Благодаря ему я встретился с тем опытом водительства духовного, которое известно в опыте христианской Церкви. И не только христианской. Когда ведущий не подавляет ведомого. Когда он целиком доверяет Богу жизнь этого человека, не навязывает свое видение, не диктует, не командует. Когда послушание строится не на слепом исполнении распоряжений, а на умении слышать, чувствовать, понимать. На единстве родственных душ. 

Отец Александр благословил меня рукоположиться еще при жизни, но рукоположен я был владыкой Ювеналием уже после его смерти. Для меня не было вопроса, как быть дальше. Благодаря отцу Александру я смог обрести самого себя. Быть может, он и благословил меня в тот момент, когда понял, что я не стану его копировать. Это его заслуга, его понимание — так деликатно и так мудро дать мне возможность самостоятельно встретиться с Богом. Уж какова бы она ни была, эта встреча, но она моя, личная. В ней сыграли огромную роль и другие духовники, с которыми мне довелось общаться: отец Иоанн (Крестьянкин), владыка Антоний Сурожский. 

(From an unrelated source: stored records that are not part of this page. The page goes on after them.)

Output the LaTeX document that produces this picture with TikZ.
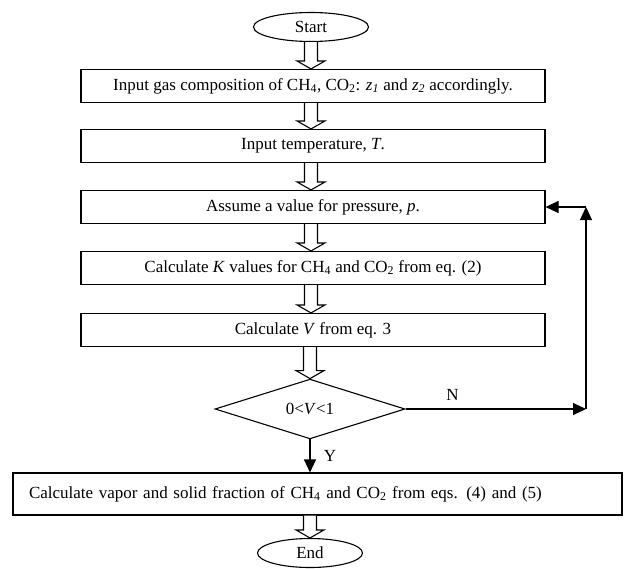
\documentclass[tikz,border=0pt]{standalone}
\usepackage{fontspec}
\setmainfont{Liberation Serif}
\usetikzlibrary{shapes.geometric,arrows.meta,calc}

% open block arrow between two steps
\newcommand{\hollowarrow}[2]{%
  \draw[line width=1.1pt,fill=white] ($(#2 |- #1)+(-6.5,0)$) -- ($(#2)+(-6.5,-8)$) -- ($(#2)+(-14,-8)$)
    -- (#2) -- ($(#2)+(14,-8)$) -- ($(#2)+(6.5,-8)$) -- ($(#2 |- #1)+(6.5,0)$);}

\begin{document}
\begin{tikzpicture}[x=1pt,y=-1pt]
    \tikzset{every node/.style={font=\fontsize{17}{20}\selectfont},
        stepbox/.style={draw,line width=1.1pt,minimum width=464pt,minimum height=33pt,inner sep=0pt},
        widebox/.style={draw,line width=1.1pt,minimum height=42pt,text width=577pt,align=left,inner xsep=16pt,inner ysep=0pt},
        terminal/.style={draw,ellipse,line width=1.1pt,minimum width=115pt,minimum height=29pt,inner sep=0pt},
        decision/.style={draw,diamond,line width=1.1pt,minimum width=190pt,minimum height=52pt,inner sep=0pt},
        flow/.style={line width=1.1pt,-{Triangle[length=13pt,width=12pt]}}}
    \useasboundingbox (0,0) rectangle (626,568);
    \node[terminal] (start) at (311,27) {Start};
    \node[stepbox] (gas) at (313,86) {Input gas composition of CH\textsubscript{4}, CO\textsubscript{2}: \textit{z}\textsubscript{\textit{1}} and \textit{z}\textsubscript{\textit{2}} accordingly.};
    \node[stepbox] (temp) at (313,146) {Input temperature, \textit{T}.};
    \node[stepbox] (press) at (313,207) {Assume a value for pressure, \textit{p}.};
    \node[stepbox] (kval) at (313,268) {Calculate \textit{K} values for CH\textsubscript{4} and CO\textsubscript{2} from eq. (2)};
    \node[stepbox] (vcalc) at (313,330) {Calculate \textit{V} from eq. 3};
    \node[decision] (check) at (310,409) {0<\textit{V}<1};
    \node[widebox] (frac) at (317.5,494) {Calculate vapor and solid fraction of CH\textsubscript{4} and CO\textsubscript{2} from eqs. (4) and (5)};
    \node[terminal,minimum width=105pt] (end) at (310,553) {End};
    \coordinate (loop) at (586,0);
    % block arrows down the chart
    \foreach \a/\b in {start/gas,gas/temp,temp/press,press/kval,kval/vcalc}
        \hollowarrow{\a.south}{start.south |- \b.north};
    \hollowarrow{vcalc.south}{check.north}
    \hollowarrow{frac.south}{end.north}
    % decision and loop back
    \draw[flow] (check.south) -- (check.south |- frac.north) node[midway,right=10pt] {Y};
    \draw[flow] (check.east) -- (check.east -| loop) node[pos=0.26,above=5pt] {N};
    \draw[flow] (check.east -| loop) -- (press.east -| loop);
    \draw[flow] (press.east -| loop) -- (press.east);
\end{tikzpicture}
\end{document}
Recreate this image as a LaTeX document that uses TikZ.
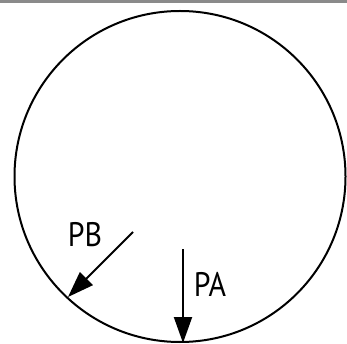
\documentclass[tikz,border=0pt]{standalone}
\usepackage{fontspec}
\setmainfont{PT Sans}
\newfontfamily\labelfont[FakeStretch=0.88]{PT Sans}
\usetikzlibrary{arrows.meta}
\tikzset{every picture/.style={line width=2pt}}
\tikzset{force/.style={-{Triangle[length=26pt,width=18pt]}, line width=2pt},
  forcelabel/.style={inner sep=0pt, font=\labelfont\fontsize{34}{34}\selectfont}}

\begin{document}
\begin{tikzpicture}[x=1pt,y=1pt,yscale=-1,xscale=1]
\useasboundingbox (0,0) rectangle (347,344);

%Shape: Band
\fill [color={rgb, 255:red, 138; green, 138; blue, 138 }] (0,0) rectangle (347,3.5) ;
%Shape: Circle
\node (ring) [circle, draw, line width=2pt, minimum size=331pt, inner sep=0pt] at (180,176.5) {};

%Straight Lines: PA
\coordinate (PAtail) at (183,249) ;
\coordinate (PAtip) at (183,343) ;
\draw [force] (PAtail) -- (PAtip) ;
%Straight Lines: PB
\coordinate (PBtail) at (133,232) ;
\coordinate (PBtip) at (68,297) ;
\draw [force] (PBtail) -- (PBtip) ;

% Text Node
\node (pa) [forcelabel] at (210,284.5) {PA};
% Text Node
\node (pb) [forcelabel] at (85,234.5) {PB};

\end{tikzpicture}
\end{document}
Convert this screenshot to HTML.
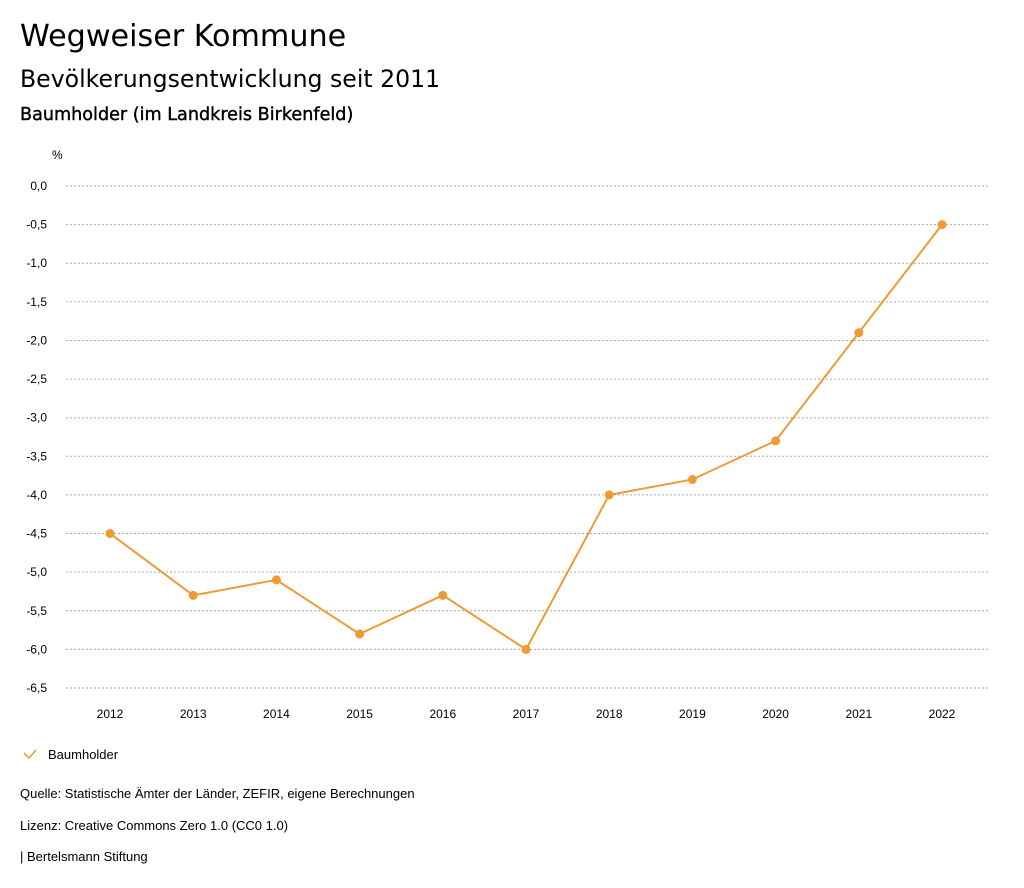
<!DOCTYPE html>
<html><head><meta charset="utf-8"><style>
body{margin:0;background:#fff;width:1024px;height:888px;overflow:hidden;font-family:"Liberation Sans","DejaVu Sans",sans-serif;color:#000}
.t{position:absolute;left:20px;white-space:nowrap}
</style></head><body>
<div class="t" style="top:19px;font-size:30.2px;font-family:'DejaVu Sans',sans-serif">Wegweiser Kommune</div>
<div class="t" style="top:65px;font-size:23.6px;font-family:'DejaVu Sans',sans-serif">Bevölkerungsentwicklung seit 2011</div>
<div class="t" style="top:105px;font-size:17.6px;font-family:'DejaVu Sans',sans-serif;-webkit-text-stroke:0.4px #000">Baumholder (im Landkreis Birkenfeld)</div>
<svg id="chart" width="1024" height="888" style="position:absolute;left:0;top:0" font-family="Liberation Sans, sans-serif" font-size="12">
<text x="52" y="159">%</text>
<g id="grid"></g><g id="xt"></g><g id="series"></g>
<g>
<path d="M24 753 L29 758 L36 750" stroke="#ef9a35" stroke-width="1.6" fill="none"/>
<text x="48" y="759" font-size="13">Baumholder</text></g>
<text x="20" y="798" font-size="13">Quelle: Statistische Ämter der Länder, ZEFIR, eigene Berechnungen</text>
<text x="20" y="830" font-size="13">Lizenz: Creative Commons Zero 1.0 (CC0 1.0)</text>
<text x="20" y="861" font-size="13">| Bertelsmann Stiftung</text>
</svg>
<script>
const years=["2012","2013","2014","2015","2016","2017","2018","2019","2020","2021","2022"];
const values=[-4.5,-5.3,-5.1,-5.8,-5.3,-6.0,-4.0,-3.8,-3.3,-1.9,-0.5];
const yTicks=[0,-0.5,-1,-1.5,-2,-2.5,-3,-3.5,-4,-4.5,-5,-5.5,-6,-6.5];
const NS="http://www.w3.org/2000/svg";
const y=v=>186+(0-v)/6.5*502;
const x=i=>110+i*(942-110)/(years.length-1);
function mk(t,a,p){const e=document.createElementNS(NS,t);for(const k in a)e.setAttribute(k,a[k]);p.appendChild(e);return e;}
const g=document.getElementById('grid');
yTicks.forEach(v=>{
 const l=mk('line',{x1:66,x2:990,y1:y(v),y2:y(v),stroke:'#aaa','stroke-dasharray':'2,2'},g);
 
 
 const t=mk('text',{x:47,y:y(v)+4,'text-anchor':'end'},g);
 t.textContent=v.toFixed(1).replace('.',',');
 
 
});
const xt=document.getElementById('xt');
years.forEach((yr,i)=>{
 const t=mk('text',{x:x(i),y:718,'text-anchor':'middle'},xt);
 t.textContent=yr;
 
 
});
const s=document.getElementById('series');
const pl=mk('polyline',{points:values.map((v,i)=>x(i)+','+y(v)).join(' '),fill:'none',stroke:'#ef9a35','stroke-width':2},s);


values.forEach((v,i)=>{
 const c=mk('circle',{cx:x(i),cy:y(v),r:4.5,fill:'#ef9a35'},s);
 
 
});
</script>
</body></html>
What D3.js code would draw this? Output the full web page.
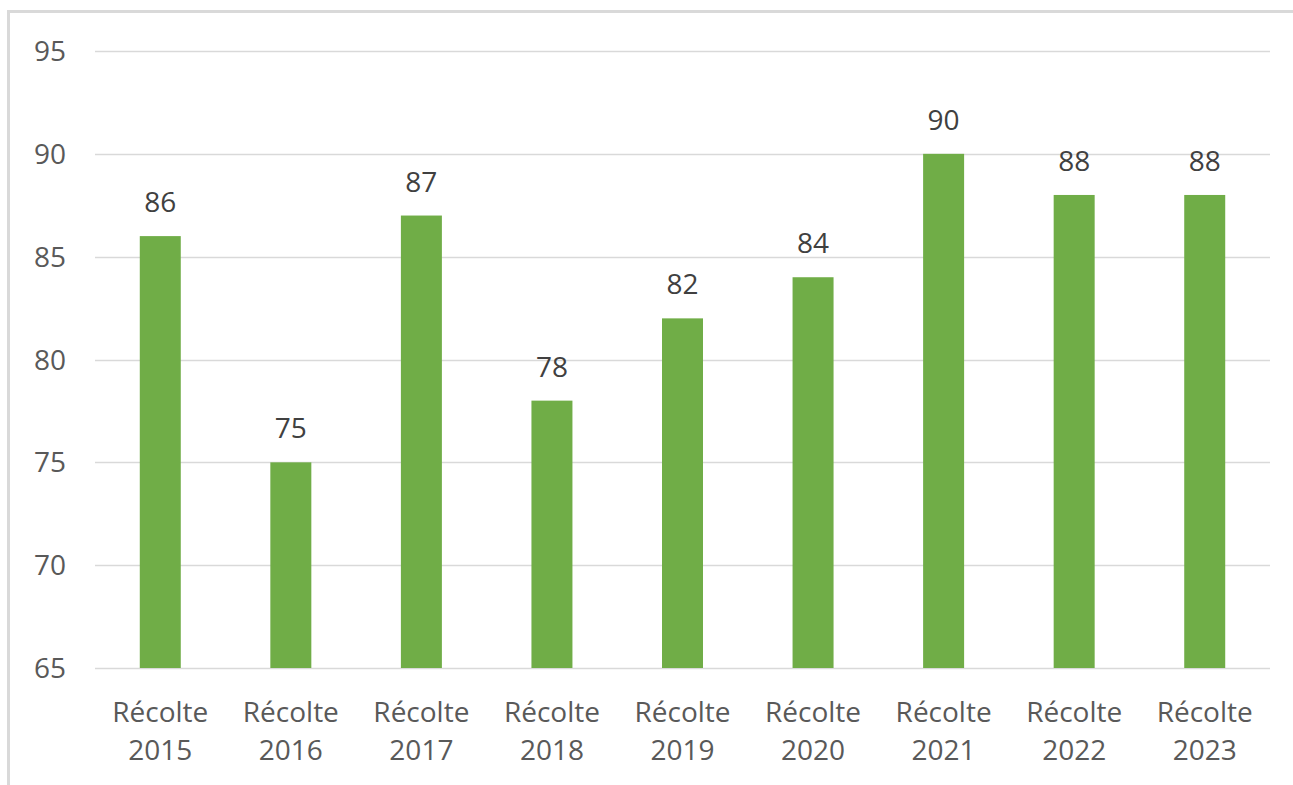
<!DOCTYPE html>
<html>
<head>
<meta charset="utf-8">
<script src="https://cdn.jsdelivr.net/npm/d3@7"></script>
<style>
  html, body { margin: 0; padding: 0; background: #fff; }
  svg { display: block; font-family: "Open Sans", sans-serif; }
</style>
</head>
<body>
<svg id="chart" width="1293" height="785"></svg>
<script>
// Data
const categories = ['Récolte 2015', 'Récolte 2016', 'Récolte 2017', 'Récolte 2018', 'Récolte 2019',
  'Récolte 2020', 'Récolte 2021', 'Récolte 2022', 'Récolte 2023'];
const values = [86, 75, 87, 78, 82, 84, 90, 88, 88];
const yTicks = [65, 70, 75, 80, 85, 90, 95];

const svg = d3.select('#chart');
const margin = { left: 95, right: 23, top: 51, bottom: 117 };
const W = 1293, H = 785;
const fontSize = 28;

// chart frame (only left and top edges are in view)
svg.append('path')
  .attr('d', `M8.5,${H} L8.5,11.5 L${W},11.5`)
  .attr('fill', 'none')
  .attr('stroke', '#d9d9d9')
  .attr('stroke-width', 3);

const x = d3.scaleBand()
  .domain(categories)
  .range([margin.left, W - margin.right])
  .paddingInner(0.686)
  .paddingOuter(0.343);

const y = d3.scaleLinear()
  .domain([65, 95])
  .range([H - margin.bottom, margin.top]);

// gridlines
svg.append('g')
  .selectAll('line')
  .data(yTicks)
  .enter().append('line')
  .attr('x1', margin.left)
  .attr('x2', W - margin.right)
  .attr('y1', d => Math.round(y(d)) + 0.5)
  .attr('y2', d => Math.round(y(d)) + 0.5)
  .attr('stroke', '#d9d9d9')
  .attr('stroke-width', 1.5);

// y labels
svg.append('g')
  .selectAll('text')
  .data(yTicks)
  .enter().append('text')
  .attr('x', 66)
  .attr('y', d => y(d))
  .attr('dy', '0.36em')
  .attr('text-anchor', 'end')
  .attr('fill', '#595959')
  .attr('font-size', fontSize)
  .text(d => d);

// bars
svg.append('g')
  .selectAll('rect')
  .data(values)
  .enter().append('rect')
  .attr('x', (d, i) => x(categories[i]))
  .attr('width', x.bandwidth())
  .attr('y', d => y(d))
  .attr('height', d => y(65) - y(d))
  .attr('fill', '#70ad47');

// value labels
svg.append('g')
  .selectAll('text')
  .data(values)
  .enter().append('text')
  .attr('x', (d, i) => x(categories[i]) + x.bandwidth() / 2)
  .attr('y', d => y(d) - 24)
  .attr('text-anchor', 'middle')
  .attr('fill', '#404040')
  .attr('font-size', fontSize)
  .text(d => d);

// category labels, two lines
const cat = svg.append('g')
  .selectAll('text')
  .data(categories)
  .enter().append('text')
  .attr('x', d => x(d) + x.bandwidth() / 2)
  .attr('y', 722)
  .attr('text-anchor', 'middle')
  .attr('fill', '#595959')
  .attr('font-size', fontSize);

cat.each(function(d) {
  const parts = d.split(' ');
  const t = d3.select(this);
  t.append('tspan').attr('x', t.attr('x')).text(parts[0]);
  t.append('tspan').attr('x', t.attr('x')).attr('dy', 38).text(parts[1]);
});
</script>
</body>
</html>
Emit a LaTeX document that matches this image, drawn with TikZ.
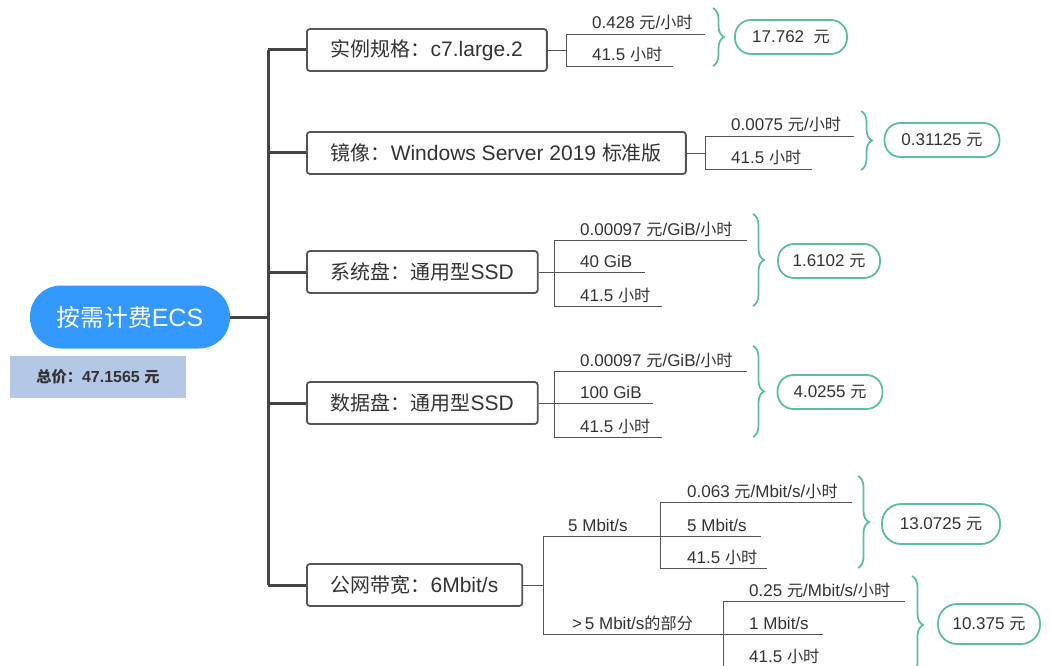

Я понимал огромную разницу между собой и отцом Александром: мне было неизмеримо далеко до его духовной мощи, эрудиции, знаний. И просто до его человеческого опыта: он был открытый человек, а я во многом закрытый. Он был утвердившимся в жизни, а я лишь начинал этот путь. Но благодаря тому, что он открыл мне мои личные отношения со Христом, я смог продолжить его дело в своем ракурсе, в своем понимании, в своих интонациях. Вот уже 32 года я живу теми понятиями, той сущностью и той глубиной, которые целиком мои, но обретаю я их, ориентируясь на отца Александра.

Он никогда на меня не давил — ни при жизни, ни после смерти. Никогда надо мной не тяготел страх не соответствовать ему. Хотя, конечно, многие ожидали, что я буду кукарекать не своим голосом. Но не было на то даже намека. И за это я благодарю Бога, благодарю отца Александра и саму жизнь.